In the debacle of six-man team shooting I saved a round when R11 stovepiped in the 300 rapid. I raised my hand and didn’t touch it for the first stovepipe. The second stovepipe, in the alibi string, came on the last shot. I ran out of time because I “fired” that shot, then noticed and cleared the stovepipe. I had a mag ready but by the time I was on the trigger the target was going down. Saved a round and threw away ten points. I just now replaced the whole bolt in the bolt carrier as a fix. Have to have Rick Crawford cut the ejection post spring down so it just flips the brass clear to the 2:00 front. Everything is worn on the old bolt. I’m not going to try postmortem the failure. No symptoms before the jams. First replacement bolt on R11. Betsy had one a year ago.

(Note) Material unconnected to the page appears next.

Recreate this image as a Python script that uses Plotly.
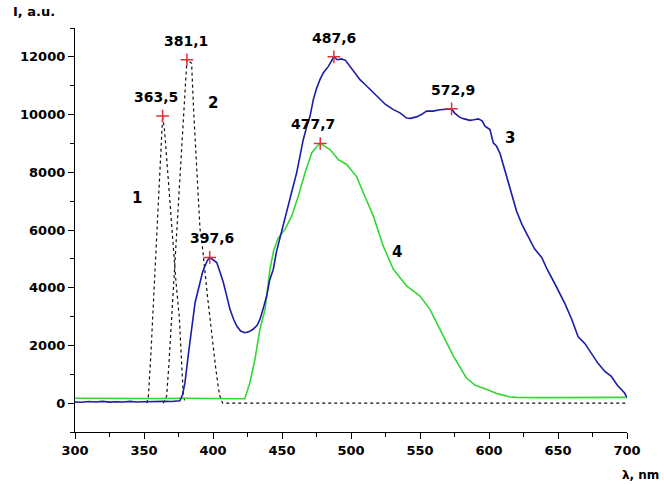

R11 is the number one gun right now because it was rebarreled last. I’ve never really warmed up to that gun. Seems like Betsy is luckier or smoother somehow. That’s kind of odd because I have shot some good scores with R11: 490 in a LEG match this year, Won two NRA Regional medals and the Texas Highpower Rifle Championship (Ike Lee Trophy) with it. I’m going to have Betsy rebarrelled after the Texas Service Rifle Championship in Oct.
They probably look like any ordinary ARs to anyone else, but I could find them in a pile like a penguin finds its chick.
I’ve had more fun and learned more about shooting in Highpower Rifle with these ARs than I could have imagined. Be glad when everything is clean.
August 10th, 2007 at 12:03 am
I read an article a while back where they tried to figure out why we need fouling shots. As it turns out, it looks like it’s a matter of burning out the oil in the barrel. They found that if they sprayed the barrel down really well with one of the GunScrubber or carb cleaner type of cleaners that leave no residue (making sure that the gun was positioned to let it all run through it) and they had the first shot hitting the same place as the rest of them.
Haven’t done any “scientific” testing of the theory myself, but it makes sense.